87歳を迎えた現在もなお、現役で活躍する、
“美術界の生けるレジェンド”田名網敬一さん。
来年2024年には、国立新美術館にて、
世界初となる大規模回顧展が控えている、
まさに、今もっとも脂が乗っているアーティストです。
そんな田名網さんの最新個展が、
現在、プラダ青山店で開催されています。
その名も、“パラヴェンティ:田名網敬一”。
会期は、来年1月29日まで。
「パラヴェンティ」とは、イタリア語で「屏風」の意味。
家具でありながら、美術品として日常空間を変容させる。
そんな屏風に着目した展覧会となっています。
まず紹介されていたのが、こちらの屏風です↓
田名網さんの作品にしては、だいぶ地味。
しばらく見ないうちに、作風が変わってしまった?
一気に、老け込んでしまった??
・・・・・と一瞬、本気で心配になりましたが、
どうやらこちらは、室町時代に描かれた屏風とのこと。
式部輝忠なる水墨画家による《梅竹叭々鳥図屏風》です。
もちろん、本物。
ガラスやアクリルケース無しの剥き出しの状態で展示されていますが、本物です。
根津美術館に展示されていたら、特に何とも思わないでしょうが。
そこから少し離れたプラダ青山店の店内で、
まさか室町時代の屏風の本物が観られるとは!!
あまりにも想像していなかった展開すぎて、思わず笑ってしまったほど。
この体験ができただけでも、訪れた価値は大いにありました。
とはいえ、もちろんメインは、田名網さんの作品です。
こちらは、新作となる《記憶は嘘をつく》。
田名網ワールド全開。
らしさフルスロットルな作品です。
画面全体を、田名網作品お馴染みのモチーフや、
日本やアメリカを代表する漫画やキャラクターなどが埋め尽くしています。
余白の「よ」の字もない作品。
ただ、不思議と圧迫感のようなものはありません。
それぞれのモチーフが引き立つように、
絶妙なバランス感覚、編集感覚で配置されています。
渋谷の路地とかで見かけるよくわからんシールがバーッと貼ってある。
あんな感じでは、決してありません。
なお、会場で配布されるQRコードを読み込めば、
プラダのアンバサダーである坂口健太郎さんによるオーディオガイドと、
田名網さん本人による解説を聴くことが可能となっています。
本展で初めて本格的に屏風に挑んだという田名網さん曰く、
「屏風が興味深い点は、どの角度から見ても、
その全体を見わたすことができないという点にある。
常に見えない部分が存在しているものの、その存在は感じることができる。
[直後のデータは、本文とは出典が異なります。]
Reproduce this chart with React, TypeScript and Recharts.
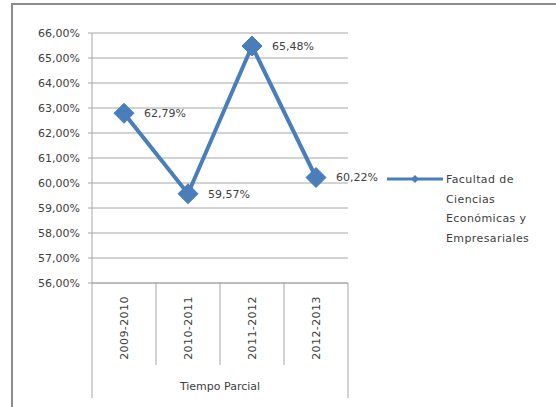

」とのこと。
確かに、見えていない死角の部分で、
モチーフたちがモゾモゾと動いていそうな不思議な感覚を味わいました。
なお、その隣に展示されていたのは、
2021年に発表された《赤い陰影》という作品。
こちらの作品は、《記憶は嘘をつく》以上に、
モゾモゾと動いているように見えるなァと思ったら、
デジタルアニメーション作品でした。
アンリ・ルソーやダリ、若冲など、
美術界のさまざまなアイコンが、田名網さん流に解釈されています。
田名網さんが名画を観る時には、きっとこういう風に見えているのでしょうね。
ちょっとうらやましくなると同時に、ちょっと心配になりました(笑)。
ちなみに。
展覧会では、田名網さんによる立体作品も展示されています。
タイトルは、《人間編成の夢(ブロンズ)》。
一瞬、今流行りの(?)トコジラミかなと思いましたが、
子ども時代に体験した戦争の記憶をコラージュして制作したものなのだそうです。
戦争とはかくも禍々しいものなのですね。
トラウマを具現化したかのような作品。
問答無用で駆除したくなる作品でした。